Play by Donald Margulies

Brooklyn Boy is a play by American playwright Donald Margulies. The play premiered in 2004 at South Coast Repertory and then on Broadway in 2005.

==Plot==
Novelist Eric Weiss, critically celebrated but unsuccessful, "arrives" when his new, autobiographical novel becomes a best-seller. An outsider all his life, he is suddenly on the inside of everything: town cars, television studios, the Sunday book review. But as his career takes off, his personal life stutters.

His father lies ill in Maimonides Hospital, Jewish Brooklyn's version of the river Styx, wondering when Eric will produce his first grandchild. His former friends and neighbors in Brooklyn celebrate his success while simultaneously being suspicious about his attitude toward them–in life and in his novel. And his success, rather than oiling the waters of his marriage, troubles them for him and his writer-wife.

==Characters==
- Eric Weiss
- Manny Weiss, Eric's father
- Ira Zimmerman, an old school friend
- Nina, Eric's wife
- Alison, a young university student
- Melanie Fine, a movie producer
- Tyler Shaw, a young actor

==Productions==
Brooklyn Boy is Margulies' first work for the stage since winning the Pulitzer Prize for Drama with his Dinner with Friends. Tony Award-winning director Daniel Sullivan, who directed South Coast Repertory's production of Dinner with Friends returned to South Coast Repertory, Costa Mesa, California, to direct the world premiere of Brooklyn Boy. This was a co-production by South Coast Repertory and the Manhattan Theatre Club, and was commissioned by SCR and developed at the company's 2003 Pacific Playwrights Festival. The play ran from September 10, 2004, to October 10, 2004. The cast starred Adam Arkin as Eric Weiss; Allan Miller as his father Manny; and Dana Reeve as his wife Nina. Arye Gross and Ari Graynor also appeared.

The play premiered on Broadway at the Biltmore Theatre on January 13, 2005, in previews and officially on February 3, 2005, and closed on March 27, 2005, after 62 performances and 23 previews. The SCR cast reprised their roles, except that Polly Draper took the role of Nina. Adam Arkin was nominated for the 2005 Drama Desk Award, Outstanding Actor in a Play. The play was nominated for the 2005 Outer Critics Circle Award, Outstanding New Broadway Play.
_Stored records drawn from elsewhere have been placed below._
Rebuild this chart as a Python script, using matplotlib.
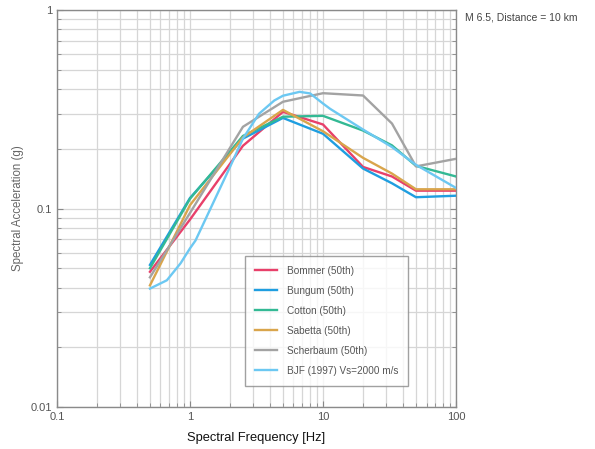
import matplotlib
matplotlib.use("Agg")
import matplotlib.pyplot as plt
from matplotlib.ticker import LogLocator, NullFormatter, FixedLocator, FixedFormatter

# ── data ──────────────────────────────────────────────────────────────────────
freq_std = [0.5, 1.0, 2.5, 5.0, 10.0, 20.0, 33.0, 50.0, 100.0]
bommer   = [0.048, 0.088, 0.207, 0.307, 0.265, 0.162, 0.145, 0.123, 0.123]
bungum   = [0.052, 0.113, 0.225, 0.286, 0.238, 0.159, 0.134, 0.114, 0.116]
cotton   = [0.050, 0.112, 0.232, 0.290, 0.293, 0.247, 0.208, 0.164, 0.145]
sabetta  = [0.041, 0.104, 0.228, 0.314, 0.245, 0.180, 0.150, 0.125, 0.125]
scherb   = [0.045, 0.095, 0.258, 0.345, 0.381, 0.371, 0.268, 0.163, 0.178]

freq_bjf = [0.5, 0.67, 0.85, 1.0, 1.1, 2.0, 2.5, 3.3, 4.3, 5.0, 6.67, 8.0,
            10.0, 11.3, 20.0, 33.0, 50.0, 100.0]
bjf      = [0.0395, 0.0435, 0.053, 0.063, 0.069, 0.162, 0.225, 0.300, 0.350,
            0.370, 0.387, 0.380, 0.338, 0.318, 0.250, 0.204, 0.166, 0.127]

series = [
    ("Bommer (50th)",    freq_std, bommer,  "#e8406a"),
    ("Bungum (50th)",    freq_std, bungum,  "#1f9ee0"),
    ("Cotton (50th)",    freq_std, cotton,  "#33b994"),
    ("Sabetta (50th)",   freq_std, sabetta, "#d9a54c"),
    ("Scherbaum (50th)", freq_std, scherb,  "#a3a3a3"),
    ("BJF (1997) Vs=2000 m/s", freq_bjf, bjf, "#6cc8f2"),
]

x_ticks = [0.1, 1, 10, 100]
x_labels = ["0.1", "1", "10", "100"]
y_ticks = [0.01, 0.1, 1]
y_labels = ["0.01", "0.1", "1"]

# ── figure ────────────────────────────────────────────────────────────────────
fig = plt.figure(figsize=(5.95, 4.49), dpi=100)
ax = fig.add_axes([0.0958, 0.0935, 0.6706, 0.8842])
plt.rcParams["font.family"] = ["Liberation Sans", "DejaVu Sans"]

for label, f, v, c in series:
    ax.plot(f, v, color=c, lw=1.7, label=label, zorder=3)

ax.set_xscale("log")
ax.set_yscale("log")
ax.set_xlim(0.1, 100)
ax.set_ylim(0.01, 1)

ax.xaxis.set_major_locator(FixedLocator(x_ticks))
ax.xaxis.set_major_formatter(FixedFormatter(x_labels))
ax.yaxis.set_major_locator(FixedLocator(y_ticks))
ax.yaxis.set_major_formatter(FixedFormatter(y_labels))
ax.xaxis.set_minor_locator(LogLocator(base=10, subs=range(2, 10)))
ax.yaxis.set_minor_locator(LogLocator(base=10, subs=range(2, 10)))
ax.xaxis.set_minor_formatter(NullFormatter())
ax.yaxis.set_minor_formatter(NullFormatter())

ax.grid(True, which="both", color="#d6d6d6", lw=0.9, zorder=0)
ax.set_axisbelow(True)
ax.tick_params(which="both", direction="in", top=False, right=True,
               color="#888888", labelsize=8, labelcolor="#555555",
               labelfontfamily="Liberation Sans")
ax.tick_params(which="major", length=4)
ax.tick_params(which="minor", length=3)
for s in ax.spines.values():
    s.set_color("#8a8a8a")
    s.set_linewidth(1.0)

ax.set_xlabel("Spectral Frequency [Hz]", fontsize=9.3, color="#111111",
              family="Liberation Sans", labelpad=7)
ax.set_ylabel("Spectral Acceleration (g)", fontsize=8.3, color="#666666",
              family="Liberation Sans", labelpad=5)

fig.text(0.782, 0.962, "M 6.5, Distance = 10 km", fontsize=7.5,
         color="#444444", family="Liberation Sans", va="center")

leg = ax.legend(loc="lower left", bbox_to_anchor=(0.471, 0.053),
                borderaxespad=0.0, frameon=True, fancybox=False,
                edgecolor="#8a8a8a", handlelength=2.2, handletextpad=1.0,
                labelspacing=1.0, borderpad=1.0,
                prop={"family": "Liberation Sans", "size": 7.2})
leg.get_frame().set_linewidth(1.0)
for t in leg.get_texts():
    t.set_color("#555555")

fig.savefig("out.png", dpi=100)
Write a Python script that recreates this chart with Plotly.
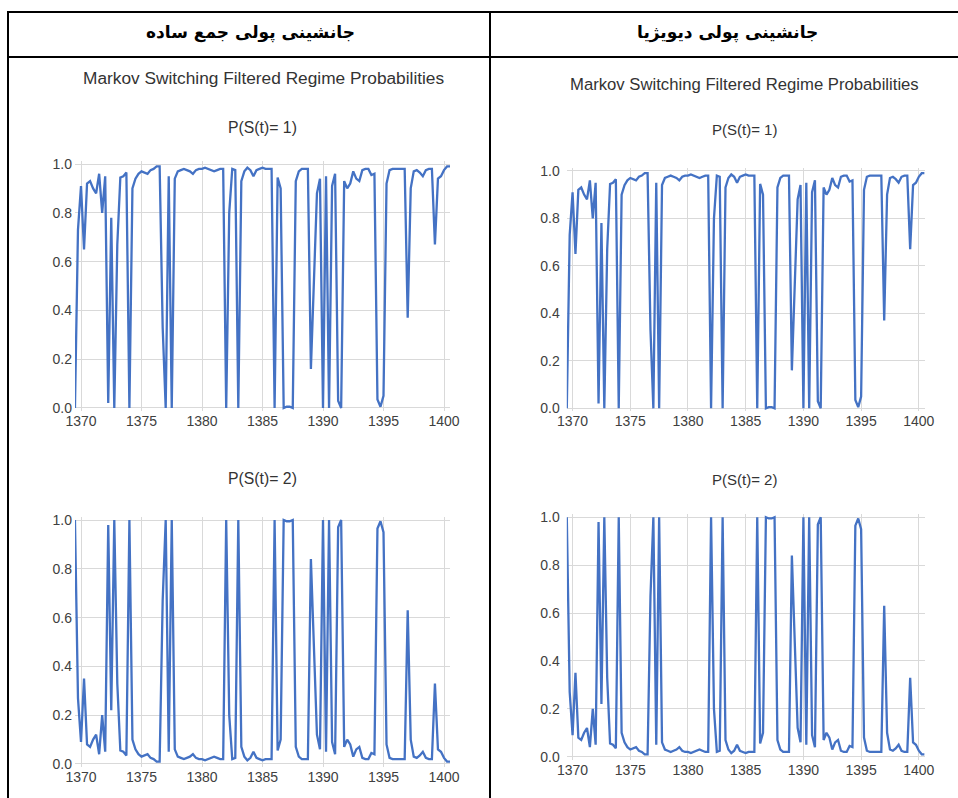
import plotly.graph_objects as go

W, H = 958, 798

# ---- data (quarterly filtered regime probabilities) ----
p1 = [0.00, 0.73, 0.91, 0.65, 0.92, 0.93, 0.90, 0.88, 0.96, 0.80,
      0.95, 0.02, 0.78, 0.00, 0.67, 0.945, 0.95, 0.965, 0.00, 0.90,
      0.94, 0.96, 0.97, 0.965, 0.96, 0.975, 0.98, 0.99, 0.99, 0.33,
      0.00, 0.95, 0.00, 0.94, 0.97, 0.975, 0.98, 0.975, 0.97, 0.96,
      0.975, 0.98, 0.98, 0.985, 0.98, 0.975, 0.97, 0.975, 0.98, 0.98,
      0.00, 0.80, 0.98, 0.975, 0.00, 0.93, 0.97, 0.985, 0.975, 0.95,
      0.975, 0.98, 0.985, 0.98, 0.98, 0.98, 0.00, 0.945, 0.90, 0.00,
      0.005, 0.005, 0.00, 0.93, 0.97, 0.98, 0.98, 0.98, 0.16, 0.55,
      0.88, 0.94, 0.00, 0.95, 0.00, 0.91, 0.96, 0.03, 0.00, 0.93,
      0.90, 0.92, 0.97, 0.94, 0.93, 0.975, 0.98, 0.98, 0.955, 0.96,
      0.035, 0.005, 0.05, 0.92, 0.975, 0.98, 0.98, 0.98, 0.98, 0.98,
      0.37, 0.90, 0.97, 0.975, 0.965, 0.95, 0.975, 0.98, 0.98, 0.67,
      0.94, 0.95, 0.975, 0.99, 0.99]

p2 = [1.00, 0.27, 0.09, 0.35, 0.08, 0.07, 0.10, 0.12, 0.04, 0.20,
      0.05, 0.98, 0.22, 1.00, 0.33, 0.055, 0.05, 0.035, 1.00, 0.10,
      0.06, 0.04, 0.03, 0.035, 0.04, 0.025, 0.02, 0.01, 0.01, 0.67,
      1.00, 0.05, 1.00, 0.06, 0.03, 0.025, 0.02, 0.025, 0.03, 0.04,
      0.025, 0.02, 0.02, 0.015, 0.02, 0.025, 0.03, 0.025, 0.02, 0.02,
      1.00, 0.20, 0.02, 0.025, 1.00, 0.07, 0.03, 0.015, 0.025, 0.05,
      0.025, 0.02, 0.015, 0.02, 0.02, 0.02, 1.00, 0.055, 0.10, 1.00,
      0.995, 0.995, 1.00, 0.07, 0.03, 0.02, 0.02, 0.02, 0.84, 0.45,
      0.12, 0.06, 1.00, 0.05, 1.00, 0.09, 0.04, 0.97, 1.00, 0.07,
      0.10, 0.08, 0.03, 0.06, 0.07, 0.025, 0.02, 0.02, 0.045, 0.04,
      0.965, 0.995, 0.95, 0.08, 0.025, 0.02, 0.02, 0.02, 0.02, 0.02,
      0.63, 0.10, 0.03, 0.025, 0.035, 0.05, 0.025, 0.02, 0.02, 0.33,
      0.06, 0.05, 0.025, 0.01, 0.01]

start_year = 1369.5
dates = [start_year + 0.25 * i for i in range(len(p1))]

x_ticks = [1370, 1375, 1380, 1385, 1390, 1395, 1400]
y_ticks = [0.0, 0.2, 0.4, 0.6, 0.8, 1.0]

headers = ["جانشینی پولی جمع ساده", "جانشینی پولی دیویژیا"]
chart_title = "Markov Switching Filtered Regime Probabilities"
panel_titles = ["P(S(t)= 1)", "P(S(t)= 2)"]

# ---- layout geometry (pixels) ----
LINE = "#4472C4"
GRID = "#d9d9d9"
TXT = "#404040"
X_RANGE = [1369.5, 1400.5]
Y_RANGE = [-0.012, 1.012]

# (series, x_left, x_right, y_top, y_bottom, font size, y-label standoff)
panels = [
    (p1, 74.95, 450.05, 161.1, 410.9, 14, 2),
    (p2, 74.95, 450.05, 517.1, 766.9, 14, 2),
    (p1, 566.8, 924.6, 168.0, 411.2, 14, 6),
    (p2, 566.8, 924.6, 514.4, 759.6, 14, 6),
]

fig = go.Figure()
layout = dict(
    width=W, height=H,
    margin=dict(l=0, r=0, t=0, b=0, pad=0),
    paper_bgcolor="white", plot_bgcolor="white",
    showlegend=False,
    font=dict(family="Liberation Sans, Arial, sans-serif", color=TXT),
)

for k, (series, xl, xr, yt, yb, fs, so) in enumerate(panels, start=1):
    xa = "x" if k == 1 else f"x{k}"
    ya = "y" if k == 1 else f"y{k}"
    fig.add_trace(go.Scatter(x=dates, y=series, mode="lines",
                             line=dict(color=LINE, width=2.3),
                             xaxis=xa, yaxis=ya, hoverinfo="skip"))
    layout["xaxis" if k == 1 else f"xaxis{k}"] = dict(
        domain=[xl / W, xr / W], range=X_RANGE, anchor=ya,
        tickvals=x_ticks, showgrid=True, gridcolor=GRID, gridwidth=1,
        zeroline=False, showline=False, ticks="", automargin=False,
        tickfont=dict(size=fs, color=TXT), fixedrange=True)
    layout["yaxis" if k == 1 else f"yaxis{k}"] = dict(
        domain=[1 - yb / H, 1 - yt / H], range=Y_RANGE, anchor=xa,
        tickvals=y_ticks, tickformat=".1f", showgrid=True, gridcolor=GRID,
        gridwidth=1, zeroline=False, showline=False, ticks="",
        automargin=False, ticklabelstandoff=so,
        tickfont=dict(size=fs, color=TXT), fixedrange=True)

fig.update_layout(**layout)

# ---- table lines ----
def hline(y, x0, x1):
    fig.add_shape(type="line", xref="paper", yref="paper",
                  x0=x0 / W, x1=x1 / W, y0=1 - y / H, y1=1 - y / H,
                  line=dict(color="black", width=2))

def vline(x, y0, y1):
    fig.add_shape(type="line", xref="paper", yref="paper",
                  x0=x / W, x1=x / W, y0=1 - y0 / H, y1=1 - y1 / H,
                  line=dict(color="black", width=2))

hline(12, 7, W)
hline(57, 7, W)
vline(8, 11, H)
vline(490, 11, H)

# ---- texts ----
def text(s, x, y, size, color=TXT, family=None, bold=False):
    f = dict(size=size, color=color)
    if family:
        f["family"] = family
    fig.add_annotation(text=f"<b>{s}</b>" if bold else s,
                       x=x / W, y=1 - y / H, xref="paper", yref="paper",
                       xanchor="center", yanchor="middle", showarrow=False,
                       font=f)

text(headers[0], 250, 33, 17, color="black", family="DejaVu Sans", bold=True)
text(headers[1], 727, 33, 17, color="black", family="DejaVu Sans", bold=True)

text(chart_title, 263, 78, 17.3, color="#333333")
text(chart_title, 744.5, 85, 16.7, color="#333333")
text(panel_titles[0], 262.5, 127, 15.8, color="#333333")
text(panel_titles[0], 744.5, 130, 15, color="#333333")
text(panel_titles[1], 262.5, 478, 15.8, color="#333333")
text(panel_titles[1], 744.5, 479, 15, color="#333333")

fig.write_html(
    "out.html",
    config={"displayModeBar": False},
    post_script="document.body.style.margin='0px';document.body.style.overflow='hidden';",
)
Ben Brantley, in his review for The New York Times, wrote: "...has the courage to confront head-on the predictability of the midlife crisis it portrays....Brookyn Boy, smoothly directed by Daniel Sullivan and acted with fine-grained conviction by a cast led by Adam Arkin, may indeed be Mr. Margulies's most personally heartfelt work. But while this comic drama is steeped in an admirably humble and often touching spirit of acceptance, it seldom does what first-rate plays must do and what Mr. Margulies has achieved repeatedly before: it does not make the familiar seem fresh.".